BEGIN DATA
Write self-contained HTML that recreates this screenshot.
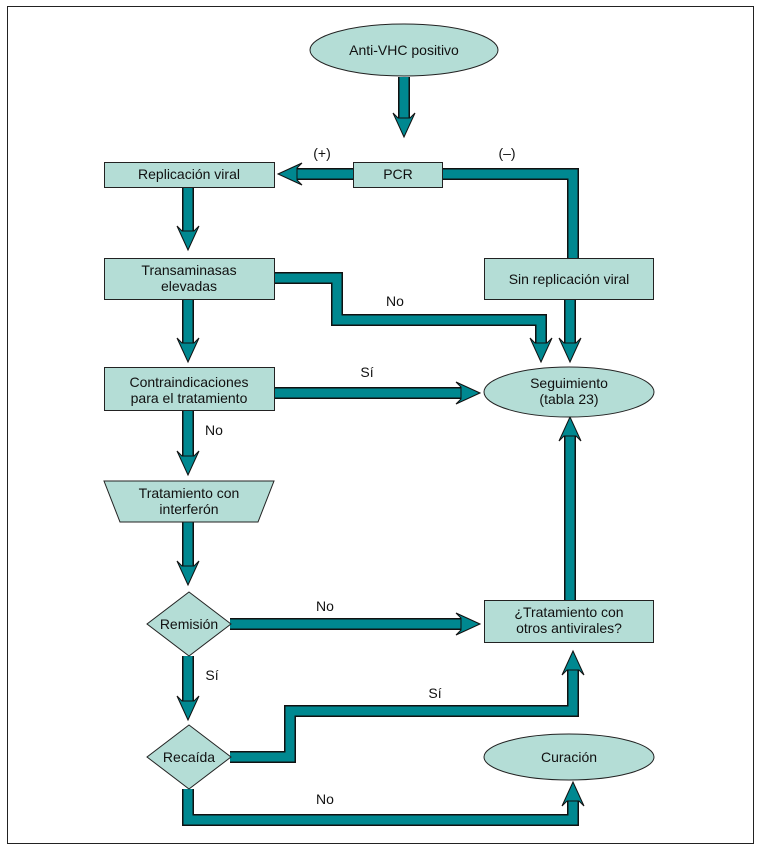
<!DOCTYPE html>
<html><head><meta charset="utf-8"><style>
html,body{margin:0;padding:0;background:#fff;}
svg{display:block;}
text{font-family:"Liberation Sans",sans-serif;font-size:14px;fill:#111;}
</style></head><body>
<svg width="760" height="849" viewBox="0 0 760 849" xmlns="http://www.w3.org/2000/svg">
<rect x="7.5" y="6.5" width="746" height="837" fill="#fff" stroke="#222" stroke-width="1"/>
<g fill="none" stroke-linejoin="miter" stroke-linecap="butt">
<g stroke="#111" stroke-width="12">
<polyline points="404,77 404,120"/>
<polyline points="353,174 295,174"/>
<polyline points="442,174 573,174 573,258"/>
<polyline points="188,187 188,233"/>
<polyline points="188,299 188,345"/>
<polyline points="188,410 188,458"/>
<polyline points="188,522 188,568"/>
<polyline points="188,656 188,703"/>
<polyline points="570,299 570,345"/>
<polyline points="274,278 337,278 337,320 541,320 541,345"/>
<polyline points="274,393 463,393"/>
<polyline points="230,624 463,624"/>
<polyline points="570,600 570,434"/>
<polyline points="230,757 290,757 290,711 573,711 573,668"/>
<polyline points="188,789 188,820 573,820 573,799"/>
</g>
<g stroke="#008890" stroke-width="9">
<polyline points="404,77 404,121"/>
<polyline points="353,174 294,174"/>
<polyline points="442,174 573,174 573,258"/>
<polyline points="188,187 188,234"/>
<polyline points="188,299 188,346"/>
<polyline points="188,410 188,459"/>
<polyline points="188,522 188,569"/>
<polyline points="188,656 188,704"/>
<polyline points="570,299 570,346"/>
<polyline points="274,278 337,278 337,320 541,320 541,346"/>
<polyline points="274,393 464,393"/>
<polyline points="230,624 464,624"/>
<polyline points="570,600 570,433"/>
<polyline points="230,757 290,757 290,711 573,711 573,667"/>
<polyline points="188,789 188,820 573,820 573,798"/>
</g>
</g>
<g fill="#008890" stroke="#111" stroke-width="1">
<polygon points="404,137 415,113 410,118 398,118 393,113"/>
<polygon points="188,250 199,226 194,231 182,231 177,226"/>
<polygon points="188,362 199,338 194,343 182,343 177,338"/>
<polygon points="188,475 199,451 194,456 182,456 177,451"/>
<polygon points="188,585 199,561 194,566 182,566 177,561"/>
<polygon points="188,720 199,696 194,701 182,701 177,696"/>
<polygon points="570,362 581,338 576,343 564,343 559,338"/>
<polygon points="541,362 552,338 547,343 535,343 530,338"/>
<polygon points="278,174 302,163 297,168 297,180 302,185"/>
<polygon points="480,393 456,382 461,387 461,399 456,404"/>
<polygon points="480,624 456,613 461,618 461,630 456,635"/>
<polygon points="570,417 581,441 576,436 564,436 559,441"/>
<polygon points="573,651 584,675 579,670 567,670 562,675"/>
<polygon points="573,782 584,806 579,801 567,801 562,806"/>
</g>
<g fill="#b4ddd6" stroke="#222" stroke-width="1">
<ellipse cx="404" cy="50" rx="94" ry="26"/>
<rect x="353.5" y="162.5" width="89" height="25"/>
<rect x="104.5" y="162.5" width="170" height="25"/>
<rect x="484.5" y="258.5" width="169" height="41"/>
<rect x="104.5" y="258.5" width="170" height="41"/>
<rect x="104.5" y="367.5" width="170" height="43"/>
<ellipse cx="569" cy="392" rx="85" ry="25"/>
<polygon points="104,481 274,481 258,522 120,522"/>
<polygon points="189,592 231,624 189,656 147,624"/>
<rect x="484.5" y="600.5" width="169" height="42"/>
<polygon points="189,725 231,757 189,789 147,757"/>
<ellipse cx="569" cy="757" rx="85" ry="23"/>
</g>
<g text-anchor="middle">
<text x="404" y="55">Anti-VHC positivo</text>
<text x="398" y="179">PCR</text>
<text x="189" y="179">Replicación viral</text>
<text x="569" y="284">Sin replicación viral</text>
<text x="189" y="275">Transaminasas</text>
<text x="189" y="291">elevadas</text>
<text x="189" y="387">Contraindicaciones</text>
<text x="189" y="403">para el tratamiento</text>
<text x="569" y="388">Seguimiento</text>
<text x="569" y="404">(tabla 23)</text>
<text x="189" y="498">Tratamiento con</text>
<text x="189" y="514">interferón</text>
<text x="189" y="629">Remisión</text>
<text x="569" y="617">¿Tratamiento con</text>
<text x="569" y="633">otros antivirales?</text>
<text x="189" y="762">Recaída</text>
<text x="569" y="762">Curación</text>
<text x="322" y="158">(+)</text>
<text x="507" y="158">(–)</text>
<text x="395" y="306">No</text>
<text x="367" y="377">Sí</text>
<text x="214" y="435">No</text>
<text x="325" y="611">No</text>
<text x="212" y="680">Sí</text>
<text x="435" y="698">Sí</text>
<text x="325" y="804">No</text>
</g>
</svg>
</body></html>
END DATA
TASK TO COMPLETE: Restate the listing above word for word, and skip the pictures.

EXERCISE RESULT:
Write self-contained HTML that recreates this screenshot.
<!DOCTYPE html>
<html><head><meta charset="utf-8"><style>
html,body{margin:0;padding:0;background:#fff;}
svg{display:block;}
text{font-family:"Liberation Sans",sans-serif;font-size:14px;fill:#111;}
</style></head><body>
<svg width="760" height="849" viewBox="0 0 760 849" xmlns="http://www.w3.org/2000/svg">
<rect x="7.5" y="6.5" width="746" height="837" fill="#fff" stroke="#222" stroke-width="1"/>
<g fill="none" stroke-linejoin="miter" stroke-linecap="butt">
<g stroke="#111" stroke-width="12">
<polyline points="404,77 404,120"/>
<polyline points="353,174 295,174"/>
<polyline points="442,174 573,174 573,258"/>
<polyline points="188,187 188,233"/>
<polyline points="188,299 188,345"/>
<polyline points="188,410 188,458"/>
<polyline points="188,522 188,568"/>
<polyline points="188,656 188,703"/>
<polyline points="570,299 570,345"/>
<polyline points="274,278 337,278 337,320 541,320 541,345"/>
<polyline points="274,393 463,393"/>
<polyline points="230,624 463,624"/>
<polyline points="570,600 570,434"/>
<polyline points="230,757 290,757 290,711 573,711 573,668"/>
<polyline points="188,789 188,820 573,820 573,799"/>
</g>
<g stroke="#008890" stroke-width="9">
<polyline points="404,77 404,121"/>
<polyline points="353,174 294,174"/>
<polyline points="442,174 573,174 573,258"/>
<polyline points="188,187 188,234"/>
<polyline points="188,299 188,346"/>
<polyline points="188,410 188,459"/>
<polyline points="188,522 188,569"/>
<polyline points="188,656 188,704"/>
<polyline points="570,299 570,346"/>
<polyline points="274,278 337,278 337,320 541,320 541,346"/>
<polyline points="274,393 464,393"/>
<polyline points="230,624 464,624"/>
<polyline points="570,600 570,433"/>
<polyline points="230,757 290,757 290,711 573,711 573,667"/>
<polyline points="188,789 188,820 573,820 573,798"/>
</g>
</g>
<g fill="#008890" stroke="#111" stroke-width="1">
<polygon points="404,137 415,113 410,118 398,118 393,113"/>
<polygon points="188,250 199,226 194,231 182,231 177,226"/>
<polygon points="188,362 199,338 194,343 182,343 177,338"/>
<polygon points="188,475 199,451 194,456 182,456 177,451"/>
<polygon points="188,585 199,561 194,566 182,566 177,561"/>
<polygon points="188,720 199,696 194,701 182,701 177,696"/>
<polygon points="570,362 581,338 576,343 564,343 559,338"/>
<polygon points="541,362 552,338 547,343 535,343 530,338"/>
<polygon points="278,174 302,163 297,168 297,180 302,185"/>
<polygon points="480,393 456,382 461,387 461,399 456,404"/>
<polygon points="480,624 456,613 461,618 461,630 456,635"/>
<polygon points="570,417 581,441 576,436 564,436 559,441"/>
<polygon points="573,651 584,675 579,670 567,670 562,675"/>
<polygon points="573,782 584,806 579,801 567,801 562,806"/>
</g>
<g fill="#b4ddd6" stroke="#222" stroke-width="1">
<ellipse cx="404" cy="50" rx="94" ry="26"/>
<rect x="353.5" y="162.5" width="89" height="25"/>
<rect x="104.5" y="162.5" width="170" height="25"/>
<rect x="484.5" y="258.5" width="169" height="41"/>
<rect x="104.5" y="258.5" width="170" height="41"/>
<rect x="104.5" y="367.5" width="170" height="43"/>
<ellipse cx="569" cy="392" rx="85" ry="25"/>
<polygon points="104,481 274,481 258,522 120,522"/>
<polygon points="189,592 231,624 189,656 147,624"/>
<rect x="484.5" y="600.5" width="169" height="42"/>
<polygon points="189,725 231,757 189,789 147,757"/>
<ellipse cx="569" cy="757" rx="85" ry="23"/>
</g>
<g text-anchor="middle">
<text x="404" y="55">Anti-VHC positivo</text>
<text x="398" y="179">PCR</text>
<text x="189" y="179">Replicación viral</text>
<text x="569" y="284">Sin replicación viral</text>
<text x="189" y="275">Transaminasas</text>
<text x="189" y="291">elevadas</text>
<text x="189" y="387">Contraindicaciones</text>
<text x="189" y="403">para el tratamiento</text>
<text x="569" y="388">Seguimiento</text>
<text x="569" y="404">(tabla 23)</text>
<text x="189" y="498">Tratamiento con</text>
<text x="189" y="514">interferón</text>
<text x="189" y="629">Remisión</text>
<text x="569" y="617">¿Tratamiento con</text>
<text x="569" y="633">otros antivirales?</text>
<text x="189" y="762">Recaída</text>
<text x="569" y="762">Curación</text>
<text x="322" y="158">(+)</text>
<text x="507" y="158">(–)</text>
<text x="395" y="306">No</text>
<text x="367" y="377">Sí</text>
<text x="214" y="435">No</text>
<text x="325" y="611">No</text>
<text x="212" y="680">Sí</text>
<text x="435" y="698">Sí</text>
<text x="325" y="804">No</text>
</g>
</svg>
</body></html>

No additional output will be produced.